For many Italian-Americans (or just avid seafood lovers in general), Christmas Eve is an especially wonderful time. It’s when the family gathers around the table to celebrate the holiday and indulge in a big way—with the Feast of the Seven Fishes.
While there is disagreement on the exact origin and meaning of this tradition, it is said to have started in southern Italy. Eating seafood on Christmas Eve is part of the tradition of abstaining from red meat until Christmas Day—a practice which is still common in the Roman Catholic Church for various religious holidays. There are no hard and fast rules when it comes to this particular feast; some families opt for just one fish or as many as 13. The goal is simply to get seafood out on the table and celebrate!
At North Atlantic, we thought we’d get into the holiday spirit and create a seven-course meal with the fantastic seafood our fishers catch for us. We’ve scoured the culinary corners of the internet for delicious ideas and have included some suggested recipes for each course, but we encourage you to think of them more as a starting point for your own meal. Feel free to skip a course, or, as in some traditions, add a course (or two)! It’s the holidays, after all.
The best part of this list? There are sustainable options from NAI for each of the fish presented on it. That means that you can relax and enjoy the season without worrying about where your fish came from and how it was caught.
Still have questions? Over the past year, we’ve been working hard to ensure our customers have access to how and where our products are caught. Please check out our products list, our profile on FishChoice, or our profile with the Ocean Disclosure Project to find out more.
When you buy sustainable seafood, you not only support the livelihoods of fishers, you also support responsible fishing practices and the health of our oceans. Whatever your holiday tradition, we invite you to celebrate with sustainable seafood.
– Buone feste!
First Course: Yellowfin Tuna Crudo
Caught on longlines and handlines, with some product sourced from our pelagic species fishery improvement project (FIP) in the Indian Ocean, yellowfin tuna is lean and flavorful, perfect for serving raw and lightly dressed. The addition of chiles in this recipe adds a little festive heat and keeps this starter light.
Second Course: Haddock Cakes
These crispy cakes are a great way to incorporate and highlight this New England groundfish species, for which we carry MSC certification. They’re a simple appetizer that packs a lot of flavor and lets the creaminess of the haddock shine through.
Third Course: Maine Haddock Chowder
We know we’ve got haddock twice on this list, but this fish is perfect in so many preparations, not least of which is this chowder that also highlights local Maine ingredients—a double punch for supporting Maine food producers on land and at sea. Add your own local veggies if you aren’t in the New England area this holiday season.
Fourth Course: Scarlet Snapper and Morels in Port Reduction
The cooked meat of the scarlet snapper is sweet, lean and moist, with a mild flavor, perfect to use as the snapper featured in this simple but delicious preparation.

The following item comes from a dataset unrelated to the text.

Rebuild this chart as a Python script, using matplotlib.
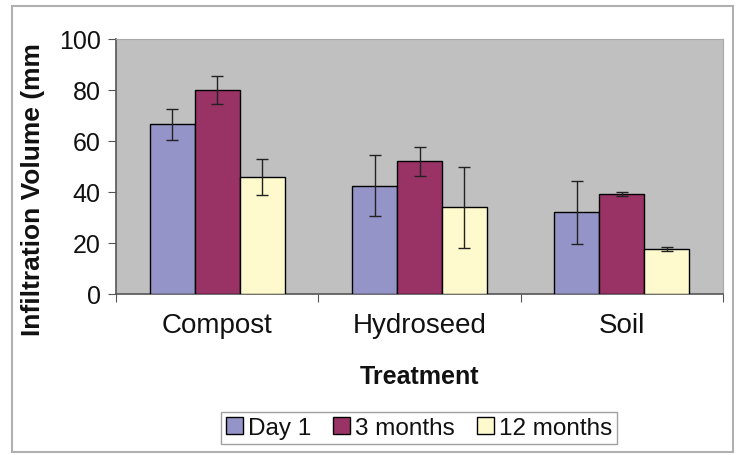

Our scarlet snapper is caught in Indonesia’s Pacific waters using hook and line, and is one of the species covered under our demersal species FIP.
Fifth Course: Grouper with Pan-Roasted and Pickled Butternut Squash
Another demersal FIP species caught on hook and line in the Pacific, the firm white flesh, large flakes, and moisture content of our grouper makes it perfect for sautéing. This recipe is for advanced home chefs, but use it as a base for inspiration and make your own version.
Sixth Course: Baked Pollock
This New England species is a great sustainable alternative to cod, whose numbers are still recovering in this region. Our Atlantic pollock also comes from an MSC certified fishery! This recipe gives the fish a deliciously crunchy and herby crust without making it too heavy or rich.
Seventh Course: Mahi Tacos
Mahi-mahi’s lean, pinkish flesh and moderately firm texture make it perfect for a quick sear and then for piling high into a tortilla. We source some of our mahi from our pelagic species FIP, where it’s caught by pelagic longlines in the Indian Ocean. While it might not be what you usually have at the end of Christmas Eve dinner, can you really say no to a taco?